Donald Trump’s speech to Congress was just another reflection of his defilement of our institutions.

By Michelle Goldberg

Toward the end of Donald Trump’s address to a joint session of Congress on Tuesday night, he called out to the widow of Chief Special Warfare Operator William “Ryan” Owens, a Navy SEAL who died Jan. 29 in Yemen, killed in a raid Trump ordered. Earlier on Tuesday the president shrugged off responsibility for the mission, telling the hosts of Fox and Friends that it was “started before I got here,” and blaming the loss of the Navy special operator on his generals. Owens’ father has refused to meet Trump, saying he believes that the raid where his son died was hastily planned. The administration insists that the mission yielded valuable intelligence—a claim Trump reiterated on Tuesday—but Pentagon officials have told journalists that isn’t true. If Trump were capable of shame, Owens’ death should shame him. Instead, in his first major address since the inauguration, he turned Owens sobbing, bereaved widow into a prop.

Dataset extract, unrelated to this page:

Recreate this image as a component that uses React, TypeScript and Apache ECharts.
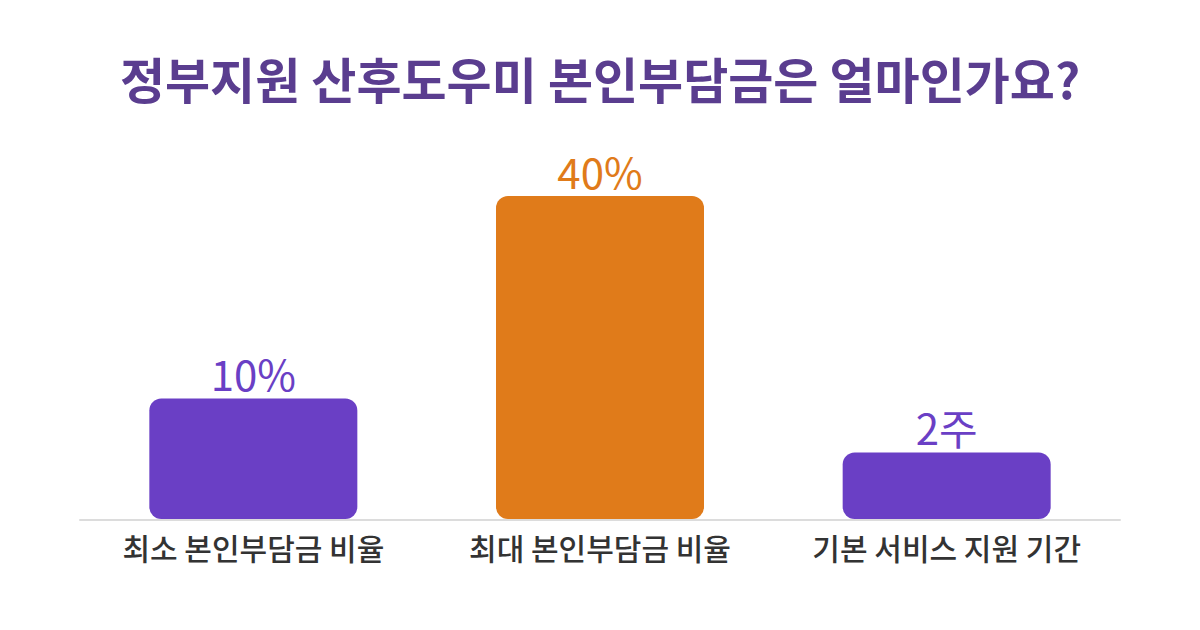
import { useRef, useEffect } from "react";
import * as echarts from "echarts";

const TITLE = "정부지원 산후도우미 본인부담금은 얼마인가요?";
const CATEGORIES = ["최소 본인부담금 비율", "최대 본인부담금 비율", "기본 서비스 지원 기간"];
const VALUES = [10, 40, 2];
const VALUE_LABELS = ["10%", "40%", "2주"];
const BAR_COLORS = ["#6a3fc5", "#e07b1a", "#6a3fc5"];
// bars are drawn up from the axis floor, not from zero
const AXIS_MIN = -8;
const AXIS_MAX = 40;

const FONT = '"Noto Sans CJK KR", "Noto Sans", sans-serif';

export default function App() {
  const chartRef = useRef<HTMLDivElement>(null);

  useEffect(() => {
    if (!chartRef.current) return;
    const chart = echarts.init(chartRef.current, null, { renderer: "svg" });

    chart.setOption({
      animation: false,
      backgroundColor: "#ffffff",
      textStyle: { fontFamily: FONT },
      title: {
        text: TITLE,
        left: "center",
        top: 48,
        textStyle: {
          fontFamily: FONT,
          fontSize: 49,
          fontWeight: "bold",
          color: "#5a3d8f",
        },
      },
      grid: { left: 80, right: 80, top: 196, bottom: 110 },
      xAxis: {
        type: "category",
        data: CATEGORIES,
        axisLine: { show: true, onZero: false, lineStyle: { color: "#dcdcdc", width: 2 } },
        axisTick: { show: false },
        axisLabel: {
          interval: 0,
          hideOverlap: false,
          margin: 12,
          fontFamily: FONT,
          fontSize: 30,
          fontWeight: 500,
          color: "#333333",
        },
      },
      yAxis: {
        type: "value",
        min: AXIS_MIN,
        max: AXIS_MAX,
        show: false,
        splitLine: { show: false },
      },
      series: [
        {
          type: "custom",
          data: VALUES.map((v, i) => [i, v]),
          encode: { x: 0, y: 1 },
          z: 1,
          renderItem: (params: any, api: any) => {
            const idx = api.value(0);
            const top = api.coord([idx, api.value(1)]);
            const base = api.coord([idx, AXIS_MIN]);
            const band = api.size([1, 0])[0];
            const width = band * 0.6;
            const i = params.dataIndex;
            return {
              type: "rect",
              shape: {
                x: top[0] - width / 2,
                y: top[1],
                width,
                height: base[1] - top[1] - 1,
                r: 12,
              },
              style: { fill: BAR_COLORS[i] },
              textContent: {
                style: {
                  text: VALUE_LABELS[i],
                  fill: BAR_COLORS[i],
                  fontFamily: FONT,
                  fontSize: 42,
                  fontWeight: "normal",
                },
              },
              textConfig: { position: "top", distance: 5 },
            };
          },
        },
      ],
    });

    return () => {
      chart.dispose();
    };
  }, []);

  return (
    <div
      ref={chartRef}
      style={{ position: "fixed", left: 0, top: 0, width: 1200, height: 630 }}
    />
  );
}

As Carryn Owens stood next to Ivanka Trump, tears streaming down her face, the assembled crowd heartily applauded her monumental sacrifice. She appeared overcome. Then Trump ad-libbed, “And Ryan is looking down, right now, you know that, and he’s very happy, because I think he just broke a record.” In other words, Owens’ death had a happy ending because a lot of people clapped at Trump’s big speech.

To be honest, for much of Trump’s address, I worried that it sounded more presidential than usual and would thus bolster his repulsive reign. He read off a teleprompter and used a speechwriter with a sunnier disposition than the one who coined “American carnage,” a key phrase in his last big address. After weeks of refusing to speak out about anti-Semitic threats and violence—and days of silence about a hate-fueled shooting in Kansas—Trump opened by condemning “hate and evil in all its forms.” (Naturally, he didn’t say anything about anti-Muslim violence.) He reminded us all that he’s a great salesman, making a number of nice-sounding promises untethered from reality. He said that his administration would work to “invest in women’s health, and to promote clean air and clear water.” (In reality he intends to defund Planned Parenthood and gut the Environmental Protection Agency.) He called for health care reforms that “expand choice, increase access, lower costs, and at the same time, provide better health care.” (As Republicans well know, health care reform without trade-offs is impossible.) Watching Trump’s smooth delivery, I imagined it going over great with the minority that voted for him, and I feared that mainstream pundits, ever-eager to sound nonpartisan and reasonable, would praise Trump for pivoting from the divisive mode of his first month in office.

And, as I was writing this, many were. But those positive reviews can’t mask the fact that by the end of the speech, Trump was back to being his familiar foul self. Once again, he put victims of crimes committed by immigrants in the audience, a standard trope of his from the campaign. He announced that he’d directed the Department of Homeland Security to create an office devoted to Americans preyed on by immigrant criminals to be called VOICE, or Victims of Immigration Crime Engagement. Immigrants, of course, are actually less likely to commit crimes than native-born people, but that is immaterial to Trump, who has now enlisted the American government in a xenophobic propaganda operation. Had it not been for the stunt with Owens’ widow, the rollout of VOICE would have been the most debased moment of the night.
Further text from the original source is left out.